# STATED EXERCISE:
Extract everything from the first line through the line with "(0,0) rectangle (1161,719);", both ends included, except for any pictures.

□ □ □ □

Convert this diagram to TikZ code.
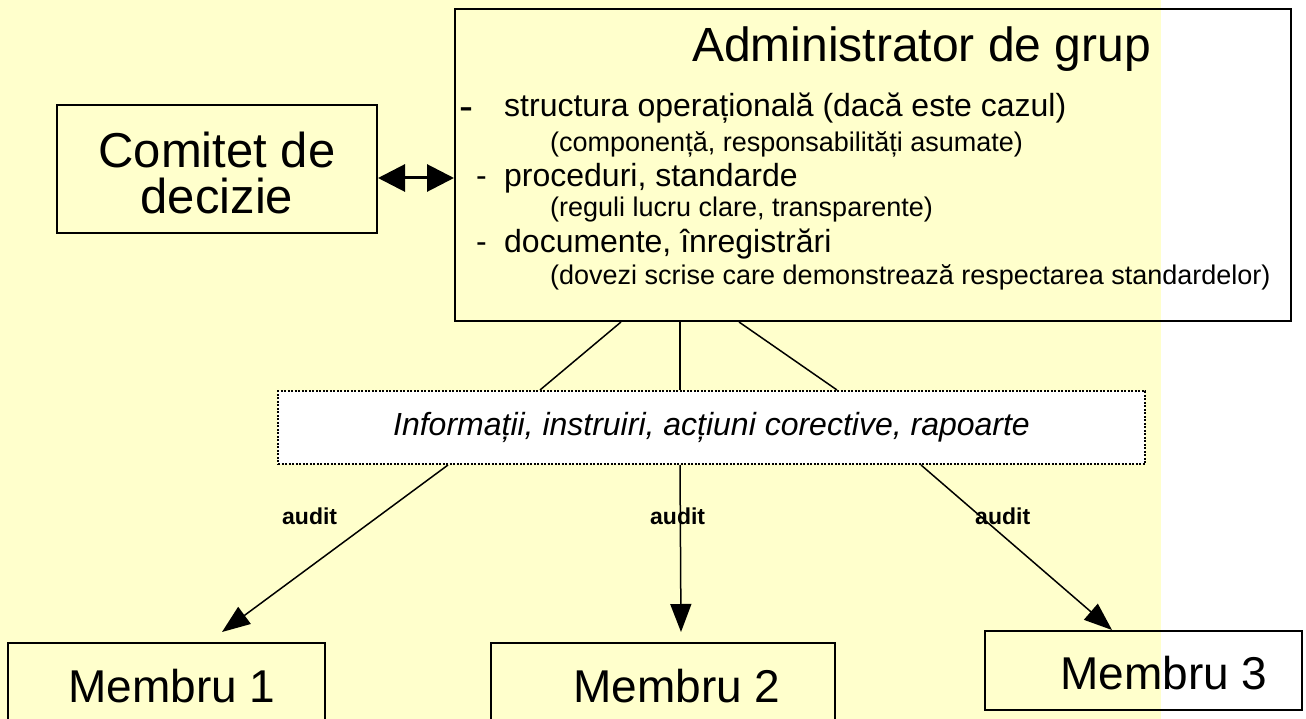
\documentclass[tikz,border=0pt]{standalone}
\usepackage{fontspec}
\setmainfont{Liberation Sans}
\usetikzlibrary{arrows.meta,calc}
\definecolor{bgyellow}{HTML}{FFFFCC}
\begin{document}
\begin{tikzpicture}[x=1pt,y=-1pt,
  box/.style={draw=black,line width=2pt,inner sep=0pt},
  txt/.style={inner sep=0pt,anchor=base west},
  main/.style={font=\fontsize{32}{32}\selectfont},
  sub/.style={font=\fontsize{27}{27}\selectfont},
  memtxt/.style={inner sep=0pt,anchor=base,font=\fontsize{46}{46}\selectfont},
  audittxt/.style={inner sep=0pt,anchor=base west,font=\fontsize{23}{23}\selectfont\bfseries},
  conn/.style={draw=black,line width=1.5pt},
  tip/.style={-{Triangle[length=28pt,width=21pt]}},
  dottedbox/.style={draw=black,line width=2pt,dash pattern=on 2pt off 1.5pt,fill=white,inner sep=0pt}
]
\useasboundingbox (0,0) rectangle (1306,719);
\fill[bgyellow] (0,0) rectangle (1161,719);

% boxes
\node[box,minimum width=836pt,minimum height=312pt] (admin) at (873,165) {};
\node[box,minimum width=320pt,minimum height=128pt,align=center,
      font=\fontsize{49}{46}\selectfont] (comitet) at (217,169)
      {\rule{0pt}{44pt}Comitet de\\decizie};
\node[dottedbox,minimum width=867pt,minimum height=73pt,
      font=\fontsize{32}{32}\selectfont\itshape] (info) at (711.5,427.5)
      {Informații, instruiri, acțiuni corective, rapoarte};
\node[box,minimum width=317pt,minimum height=120pt,anchor=north] (m1) at (166.5,642) {};
\node[box,minimum width=344pt,minimum height=120pt,anchor=north] (m2) at (663,642) {};
\node[box,minimum width=317pt,minimum height=79pt,anchor=north] (m3) at (1143.5,630) {};

% admin texts
\node[txt,font=\fontsize{48}{48}\selectfont] (title) at (692,62) {Administrator de grup};
\node[txt,font=\fontsize{42}{42}\selectfont] (d1) at (459,121) {-};
\node[txt,main] (l1) at (504,117) {structura operațională (dacă este cazul)};
\node[txt,sub] (s1) at (550,152) {(componență, responsabilități asumate)};
\node[txt,main] (l2) at (476,187) {\makebox[28pt][l]{-}proceduri, standarde};
\node[txt,sub] (s2) at (550,217) {(reguli lucru clare, transparente)};
\node[txt,main] (l3) at (476,253) {\makebox[28pt][l]{-}documente, înregistrări};
\node[txt,sub] (s3) at (550,285) {(dovezi scrise care demonstrează respectarea standardelor)};

% member texts
\node[memtxt] (m1t) at (172,702) {Membru 1};
\node[memtxt] (m2t) at (677,702) {Membru 2};
\node[memtxt] (m3t) at (1164,689) {Membru 3};

% double arrow
\coordinate (dl) at ([yshift=-9pt]comitet.east);
\draw[line width=3pt,{Triangle[length=27pt,width=27pt]}-{Triangle[length=27pt,width=27pt]}]
  (dl) -- (dl -| admin.west);

% upper connectors
\draw[conn] ([xshift=167pt]admin.south west) -- ([xshift=263pt]info.north west);
\draw[conn] ([xshift=226pt]admin.south west) -- ([xshift=403pt]info.north west);
\draw[conn] ([xshift=285pt]admin.south west) -- ([xshift=560pt]info.north west);

% lower arrows
\draw[conn,tip] ([xshift=171pt]info.south west) -- ([xshift=55.5pt,yshift=10pt]m1.north);
\draw[conn,tip] ([xshift=403pt]info.south west) -- ([xshift=18pt,yshift=10pt]m2.north);
\draw[conn,tip] ([xshift=644pt]info.south west) -- ([xshift=-31.5pt]m3.north);

% audit labels
\node[audittxt] (a1) at (282,524) {audit};
\node[audittxt] (a2) at (650,524) {audit};
\node[audittxt] (a3) at (975,524) {audit};
\end{tikzpicture}
\end{document}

□ □ □ □

# COMPLETE ANSWER:
Convert this diagram to TikZ code.
\documentclass[tikz,border=0pt]{standalone}
\usepackage{fontspec}
\setmainfont{Liberation Sans}
\usetikzlibrary{arrows.meta,calc}
\definecolor{bgyellow}{HTML}{FFFFCC}
\begin{document}
\begin{tikzpicture}[x=1pt,y=-1pt,
  box/.style={draw=black,line width=2pt,inner sep=0pt},
  txt/.style={inner sep=0pt,anchor=base west},
  main/.style={font=\fontsize{32}{32}\selectfont},
  sub/.style={font=\fontsize{27}{27}\selectfont},
  memtxt/.style={inner sep=0pt,anchor=base,font=\fontsize{46}{46}\selectfont},
  audittxt/.style={inner sep=0pt,anchor=base west,font=\fontsize{23}{23}\selectfont\bfseries},
  conn/.style={draw=black,line width=1.5pt},
  tip/.style={-{Triangle[length=28pt,width=21pt]}},
  dottedbox/.style={draw=black,line width=2pt,dash pattern=on 2pt off 1.5pt,fill=white,inner sep=0pt}
]
\useasboundingbox (0,0) rectangle (1306,719);
\fill[bgyellow] (0,0) rectangle (1161,719);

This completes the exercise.